Hey all. I have been neglecting all of you lately, I am sorry. People in my life have decided that I should not do the hermit thing anymore, so I am going to Church, Tai Chi, Yoga and to Silver Sneakers(old folks aerobics).
Really enjoying live peoples' company again.
Goats and sheep are doing well. We had to give Bacon and Andouille away, three little pigs were making a big mess of the back yard. Jimmy Dean is still enjoying himself, rooting and trashing the goat barn.

MERRY CHRISTMAS to everyone, and have a wonderful New Year!


----------



## Sfgwife (Feb 18, 2018)

Dwarf Dad said:


> Hey all.
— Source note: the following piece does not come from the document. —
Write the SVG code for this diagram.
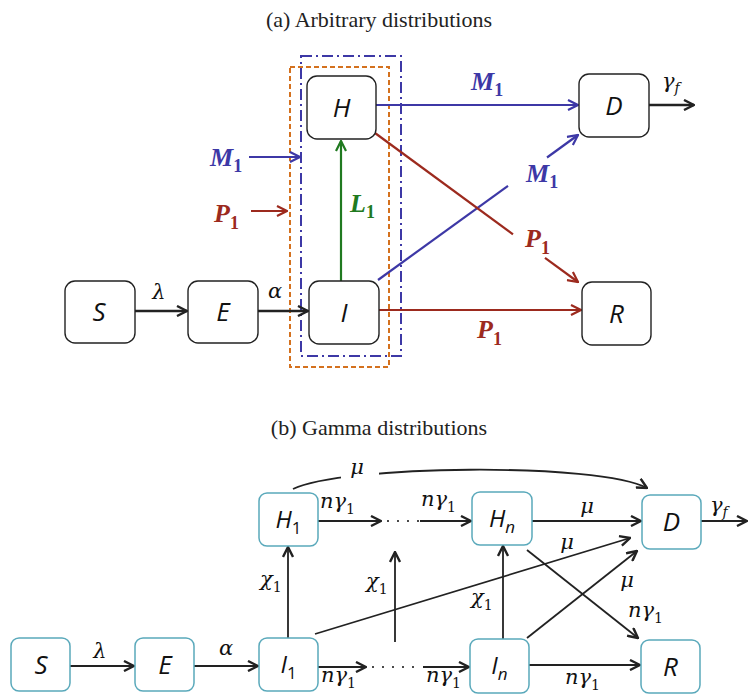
<svg xmlns="http://www.w3.org/2000/svg" width="748" height="696" viewBox="0 0 748 696">
<style>
.box{fill:#fff;stroke:#222;stroke-width:1.4}
.tbox{fill:#fff;stroke:#5aa9bb;stroke-width:1.5}
.nl{font-family:"Open Sans","Liberation Sans",sans-serif;font-style:italic;font-size:26px;fill:#111;text-anchor:middle}
.nl2{font-family:"Open Sans","Liberation Sans",sans-serif;font-style:italic;font-size:24px;fill:#111;text-anchor:middle}
.ns{font-style:normal;font-size:17px}
.nsi{font-style:italic;font-size:17px}
.m{font-family:"DejaVu Serif","Liberation Serif",serif;font-style:italic;font-size:21px;fill:#111}
.ms{font-style:normal;font-size:14px}
.msi{font-style:italic;font-size:14px}
.b{font-family:"Liberation Serif",serif;font-style:italic;font-weight:bold;font-size:26px}
.bs{font-style:normal;font-size:18px}
.title{font-family:"Liberation Serif",serif;font-size:22px;text-anchor:middle;fill:#222}
.k{fill:none;stroke:#222;stroke-width:2.4}
.kb{fill:none;stroke:#222;stroke-width:1.8}
.bl{fill:none;stroke:#3d38a6;stroke-width:2.2}
.rd{fill:none;stroke:#9c2a1e;stroke-width:2.2}
.gr{fill:none;stroke:#207a20;stroke-width:2.2}
.dots{fill:none;stroke:#222;stroke-width:2.2;stroke-linecap:round;stroke-dasharray:0 10}
</style>
<defs>
<marker id="ak" viewBox="0 0 12 12" refX="11" refY="6" markerWidth="12" markerHeight="12" orient="auto" markerUnits="userSpaceOnUse"><path d="M1,1 L11,6 L1,11" fill="none" stroke="#222" stroke-width="2.4"/></marker>
<marker id="ab" viewBox="0 0 12 12" refX="11" refY="6" markerWidth="12" markerHeight="12" orient="auto" markerUnits="userSpaceOnUse"><path d="M1,1 L11,6 L1,11" fill="none" stroke="#3d38a6" stroke-width="2.2"/></marker>
<marker id="ar" viewBox="0 0 12 12" refX="11" refY="6" markerWidth="12" markerHeight="12" orient="auto" markerUnits="userSpaceOnUse"><path d="M1,1 L11,6 L1,11" fill="none" stroke="#9c2a1e" stroke-width="2.2"/></marker>
<marker id="ag" viewBox="0 0 12 12" refX="11" refY="6" markerWidth="12" markerHeight="12" orient="auto" markerUnits="userSpaceOnUse"><path d="M1,1 L11,6 L1,11" fill="none" stroke="#207a20" stroke-width="2.2"/></marker>
</defs>
<rect width="748" height="696" fill="#fff"/>

<text class="title" x="379" y="27">(a) Arbitrary distributions</text>
<text class="title" x="379" y="435">(b) Gamma distributions</text>

<!-- compartment boundaries (a) -->
<g id="bounds">
<rect x="290" y="67" width="99" height="300" fill="none" stroke="#d4711e" stroke-width="2" stroke-dasharray="5,3"/>
<rect x="301" y="56" width="100" height="300" fill="none" stroke="#3d38a6" stroke-width="2" stroke-dasharray="11,4,2,4"/>
</g>

<g id="connectors-a">
<line class="k" x1="135" y1="311" x2="187" y2="311" marker-end="url(#ak)"/>
<line class="k" x1="258" y1="311" x2="308" y2="311" marker-end="url(#ak)"/>
<line class="gr" x1="341" y1="281" x2="341" y2="141" marker-end="url(#ag)"/>
<line class="bl" x1="249" y1="157" x2="300" y2="157" marker-end="url(#ab)"/>
<line class="rd" x1="251" y1="211" x2="287" y2="211" marker-end="url(#ar)"/>
<line class="bl" x1="376" y1="105" x2="578" y2="105" marker-end="url(#ab)"/>
<line class="k" x1="649" y1="105" x2="694" y2="105" marker-end="url(#ak)"/>
<line class="bl" x1="378" y1="280" x2="508" y2="185.8"/>
<line class="bl" x1="547" y1="157.5" x2="578" y2="135" marker-end="url(#ab)"/>
<line class="rd" x1="375" y1="133" x2="513" y2="234.3"/>
<line class="rd" x1="545" y1="257.8" x2="578" y2="282" marker-end="url(#ar)"/>
<line class="rd" x1="379" y1="310" x2="581" y2="310" marker-end="url(#ar)"/>
</g>

<g id="S-a"><rect class="box" x="65" y="281" width="70" height="62" rx="10"/><text class="nl" x="99" y="321">S</text></g>
<g id="E-a"><rect class="box" x="188" y="281" width="70" height="62" rx="10"/><text class="nl" x="223" y="321">E</text></g>
<g id="I-a"><rect class="box" x="309" y="281" width="70" height="63" rx="10"/><text class="nl" x="344" y="322">I</text></g>
<g id="H-a"><rect class="box" x="307" y="76" width="69" height="63" rx="10"/><text class="nl" x="341.5" y="117">H</text></g>
<g id="D-a"><rect class="box" x="579" y="74" width="70" height="63" rx="10"/><text class="nl" x="614" y="115">D</text></g>
<g id="R-a"><rect class="box" x="582" y="282" width="69" height="63" rx="10"/><text class="nl" x="616.5" y="323">R</text></g>

<g id="labels-a">
<text class="m" x="159" y="299" text-anchor="middle">λ</text>
<text class="m" x="275" y="298" text-anchor="middle">α</text>
<text class="m" x="662" y="88">γ<tspan class="msi" dy="5">f</tspan></text>
<text class="b" x="210" y="166" fill="#3d38a6">M<tspan class="bs" dy="6">1</tspan></text>
<text class="b" x="214" y="222" fill="#9c2a1e">P<tspan class="bs" dy="7">1</tspan></text>
<text class="b" x="350" y="212" fill="#207a20">L<tspan class="bs" dy="6">1</tspan></text>
<text class="b" x="471" y="90" fill="#3d38a6">M<tspan class="bs" dy="6">1</tspan></text>
<text class="b" x="526" y="182" fill="#3d38a6">M<tspan class="bs" dy="6">1</tspan></text>
<text class="b" x="525" y="247" fill="#9c2a1e">P<tspan class="bs" dy="7">1</tspan></text>
<text class="b" x="477" y="338" fill="#9c2a1e">P<tspan class="bs" dy="7">1</tspan></text>
</g>

<g id="connectors-b">
<path class="kb" d="M293,489 C340,465 600,462 647,488" marker-end="url(#ak)"/>
<line class="kb" x1="70" y1="666" x2="134" y2="666" marker-end="url(#ak)"/>
<line class="kb" x1="194" y1="666" x2="258" y2="666" marker-end="url(#ak)"/>
<line class="kb" x1="288" y1="638" x2="288" y2="547" marker-end="url(#ak)"/>
<line class="kb" x1="318" y1="521" x2="381" y2="521" marker-end="url(#ak)"/>
<line class="dots" x1="388" y1="521" x2="420" y2="521"/>
<line class="kb" x1="420" y1="521" x2="471" y2="521" marker-end="url(#ak)"/>
<line class="kb" x1="318" y1="667" x2="366" y2="667" marker-end="url(#ak)"/>
<line class="dots" x1="373" y1="667" x2="423" y2="667"/>
<line class="kb" x1="423" y1="667" x2="469" y2="667" marker-end="url(#ak)"/>
<line class="kb" x1="532" y1="521" x2="641" y2="521" marker-end="url(#ak)"/>
<line class="kb" x1="701" y1="521" x2="747" y2="521" marker-end="url(#ak)"/>
<line class="kb" x1="395" y1="642" x2="395" y2="552" marker-end="url(#ak)"/>
<line class="kb" x1="503" y1="639" x2="503" y2="546" marker-end="url(#ak)"/>
<line class="kb" x1="315" y1="634" x2="630" y2="538" marker-end="url(#ak)"/>
<line class="kb" x1="527" y1="638" x2="637" y2="551" marker-end="url(#ak)"/>
<line class="kb" x1="527" y1="550" x2="638" y2="638" marker-end="url(#ak)"/>
<line class="kb" x1="529" y1="665" x2="640" y2="665" marker-end="url(#ak)"/>
</g>

<g id="S-b"><rect class="tbox" x="11" y="638" width="59" height="53" rx="8"/><text class="nl" x="41" y="674">S</text></g>
<g id="E-b"><rect class="tbox" x="135" y="638" width="59" height="53" rx="8"/><text class="nl" x="165" y="674">E</text></g>
<g id="I1-b"><rect class="tbox" x="259" y="638" width="59" height="53" rx="8"/><text class="nl2" x="288.5" y="673">I<tspan class="ns" dy="6">1</tspan></text></g>
<g id="H1-b"><rect class="tbox" x="259" y="493" width="59" height="53" rx="8"/><text class="nl2" x="288.5" y="528">H<tspan class="ns" dy="6">1</tspan></text></g>
<g id="Hn-b"><rect class="tbox" x="472" y="492" width="60" height="53" rx="8"/><text class="nl2" x="502" y="527">H<tspan class="nsi" dy="6">n</tspan></text></g>
<g id="In-b"><rect class="tbox" x="470" y="639" width="59" height="54" rx="8"/><text class="nl2" x="499.5" y="674">I<tspan class="nsi" dy="6">n</tspan></text></g>
<g id="D-b"><rect class="tbox" x="642" y="495" width="59" height="54" rx="8"/><text class="nl" x="671.5" y="531">D</text></g>
<g id="R-b"><rect class="tbox" x="641" y="640" width="59" height="53" rx="8"/><text class="nl" x="670.5" y="676">R</text></g>

<g id="labels-b">
<rect x="341" y="461" width="38" height="21" fill="#fff"/>
<text class="m" x="357" y="474" text-anchor="middle">μ</text>
<text class="m" x="100" y="658" text-anchor="middle">λ</text>
<text class="m" x="226" y="655" text-anchor="middle">α</text>
<text class="m" x="260" y="586">χ<tspan class="ms" dy="6">1</tspan></text>
<text class="m" x="320" y="508">nγ<tspan class="ms" dy="6">1</tspan></text>
<text class="m" x="421" y="506">nγ<tspan class="ms" dy="6">1</tspan></text>
<text class="m" x="587" y="513" text-anchor="middle">μ</text>
<text class="m" x="710" y="512">γ<tspan class="msi" dy="5">f</tspan></text>
<text class="m" x="567" y="549" text-anchor="middle">μ</text>
<text class="m" x="366" y="588">χ<tspan class="ms" dy="6">1</tspan></text>
<text class="m" x="471" y="604">χ<tspan class="ms" dy="6">1</tspan></text>
<text class="m" x="627" y="587" text-anchor="middle">μ</text>
<text class="m" x="628" y="617">nγ<tspan class="ms" dy="6">1</tspan></text>
<text class="m" x="321" y="682">nγ<tspan class="ms" dy="6">1</tspan></text>
<text class="m" x="426" y="682">nγ<tspan class="ms" dy="6">1</tspan></text>
<text class="m" x="565" y="684">nγ<tspan class="ms" dy="6">1</tspan></text>
</g>
</svg>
I have been neglecting all of you lately, I am sorry. People in my life have decided that I should not do the hermit thing anymore, so I am going to Church, Tai Chi, Yoga and to Silver Sneakers(old folks aerobics).
> Really enjoying live peoples' company again.
> Goats and sheep are doing well. We had to give Bacon and Andouille away, three little pigs were making a big mess of the back yard. Jimmy Dean is still enjoying himself, rooting and trashing the goat barn.
> 
> MERRY CHRISTMAS to everyone, and have a wonderful New Year!


Awwwww i been wonderin where you been! Livin life is a wondrous thing keep it up! Merry christmas to you and your too.


----------



## GoofyGoat (Sep 21, 2018)

Merry Christmas! It's good to see you back! You've been missed.


----------



## Chris488 (Sep 4, 2018)

I wondered where you were. Merry Christmss!!


----------



## Nigerian dwarf goat (Sep 25, 2017)

Merry Christmas! That is good you are keeping busy! Welcome back!
:holidaywelcome:


----------



## Dwarf Dad (Aug 27, 2017)

Thanks! @MadCatX and @GoofyGoat reached out to me. I also am remembering how much time a TV wastes. I bought me one for Christmas. Lol A lot of late nights watching Netflix.(doh)


----------



## ksalvagno (Oct 6, 2009)

Merry Christmas!


----------



## toth boer goats (Jul 20, 2008)

Merry Christmas :welcomeback:
We missed you, glad things have been going well for you.


----------



## Goats Rock (Jun 20, 2011)

Merry Christmas! Glad things are good! Have a great New Year, too!


----------



## elvis&oliver (Jun 28, 2018)

I love Netflix! Good to see you and have the best Christmas and Happy New Year


----------



## Dwarf Dad (Aug 27, 2017)

elvis&oliver said:


> I love Netflix! Good to see you and have the best Christmas and Happy New Year


Free trial over January 8th. Maybe slow down on watching when Netflix goes away
Merry Christmas!


----------



## Dwarf Dad (Aug 27, 2017)

Sfgwife said:


> Awwwww i been wonderin where you been! Livin life is a wondrous thing keep it up! Merry christmas to you and your too.





GoofyGoat said:


> Merry Christmas! It's good to see you back! You've been missed.





Chris488 said:


> I wondered where you were. Merry Christmss!!





Nigerian dwarf goat said:


> Merry Christmas! That is good you are keeping busy! Welcome back!
> :holidaywelcome:





ksalvagno said:


> Merry Christmas!





toth boer goats said:


> Merry Christmas :welcomeback:
> We missed you, glad things have been going well for you.





Goats Rock said:


> Merry Christmas! Glad things are good! Have a great New Year, too!


Thank you, everybody!


----------



## toth boer goats (Jul 20, 2008)




----------



## MadCatX (Jan 16, 2018)

There he is! Merry Christmas and happy new year! Good to see ya man!


----------